Monday, August 24, 2009

A Big Problem

My mum is not a very profound person. A trained bookeeper she is a what-you-see-is-what-you-get, everything in small neat, labelled boxes, accounted for and ready for use kind of person. My dad, on the other hand, is a concept machine. He loves testing the water, testing the boundaries, abstract thinking and seeing things from different points of view.

I've gotta admit, they make a pretty good team, and its fairly rare for them not to come up with decent advice. Earlier this year I received a pearl from my mother that came completely from left field- If all your problems are to do with money then you're not doing too bad. It struck a chord with me, of course she was right?! How many people in the world were in situations beyond the limitations of mastercard. People with terminal illness, broken families, serious addictions and mental illness, parents who'd lost children, victims of rape and sexual assault... there were many many worse things it seemed then debt.

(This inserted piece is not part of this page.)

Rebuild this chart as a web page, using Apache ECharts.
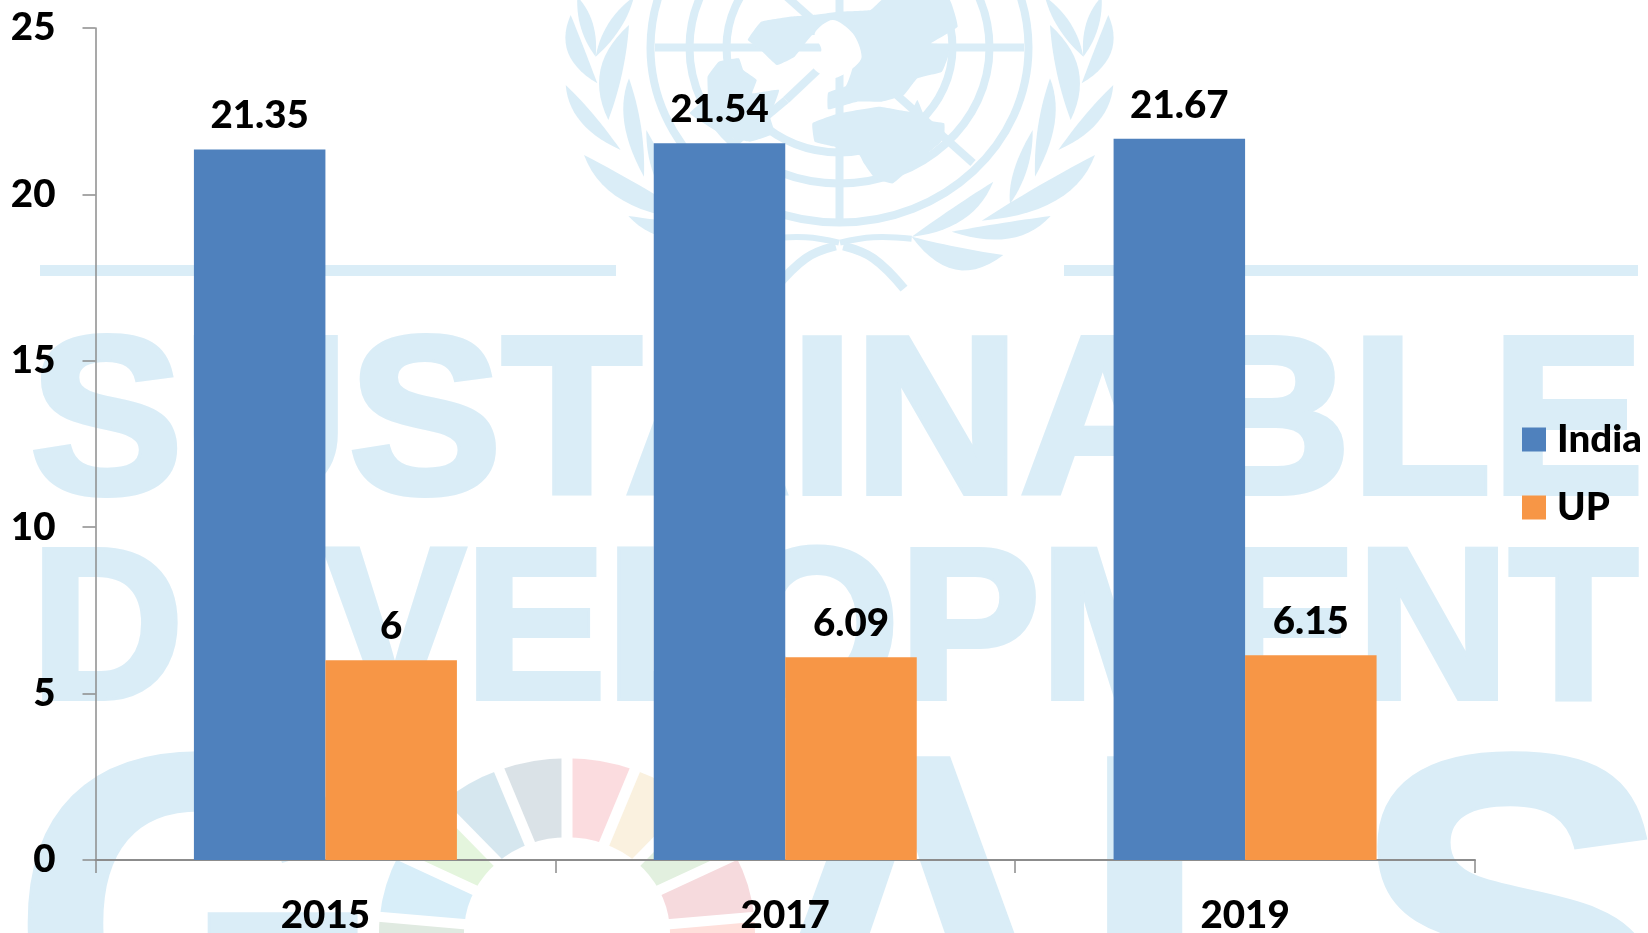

My dad had a different take. Generous soul that he is, he told me I'd always be indebted to my parents and I should just get used to it. I'm guessing you can imagine which view was more readily accepted. But as the year winds on, I'm finding there to be more truth in the latter. Not because of the nature of debt itself- unfortunately time has shown that a large percentage of us will owe money to someone at some point in our lives. It's virtually unavoidable. The real problem is the the way we see this money.
Last year I was working partime, studying full time for the second half of the year, earning between 250 and 300 dollars a week. With 120 of that as rent a good 130-180 was my 'dispensable' income, that was food, transport, phone and extras. It was freaking tough, but I did it because my parents weren't Christian and I couldn't justify spending my time with God essentially at their expense. Admittadely God was exceptionally kind to me during this time, often I would receive tips from working at the restaurant that helped me pick up some slack.
For the first part of this year I worked full time earning 500 dollars a week, taking out about 170 a week for rents and bills that let 330 as my dispensable income. You've have thought with the extra 200 dollars a week I could've saved for something useful, and in many respects I did, funding the best part of my 21st and repaying some of the debt to my parents, as well as a setting 1200 aside for an insurance claim (my fault) and giving some to the church. But on the whole I enjoyed a period in my life when I didn't have to check the balance to see how much I could afford to spend on groceries.
I got used to security with my money. I found ways to enjoy it. This was not altogether a bad thing, but now, as I begin another semester at uni and face another period requiring discipline with my spending I am afraid and upset. I find it hard to rely on God's provision of grace and instead consider how I will repay the rest of the debt to my parents, my insurance registration in November, as well as go without comforts I have grown used to. True, if all our problems are money related we aren't doing too bad, but if all our fears are money related, if all our worries are money-related, if our decisions are determined by money ( and I am facing the decision of whether or not I can survive on 150 a week again!) then we aren't doing too good. In fact, we have a big problem, because it is harder for a camel to pass through the eye of a needle then for a rich man to enter the kingdom of God.
When my father told me I was to be indebted to my parents for the rest of my life, I failed to recognise how 'indebted' I am constantly to my heavenly Father. I failed to realise that if I could 'get used to it' he longs to provide for me even more abundantly then my earthly dad. That mightn't always mean smooth sailing, it mightn't even always mean monetary provision, but I can never be separated from him, and he promises to work for the good of me, as a chosen daughter of his.
Better then that the debt that I owe to him has already been paid.

1 comment:

  1. Romans 13:7-8
    Give everyone what you owe him: If you owe taxes, pay taxes; if revenue, then revenue; if respect, then respect; if honor, then honor.
    Let no debt remain outstanding, except the continuing debt to love one another, for he who loves his fellowman has fulfilled the law.

    Food for thought? A different way o think abou debt?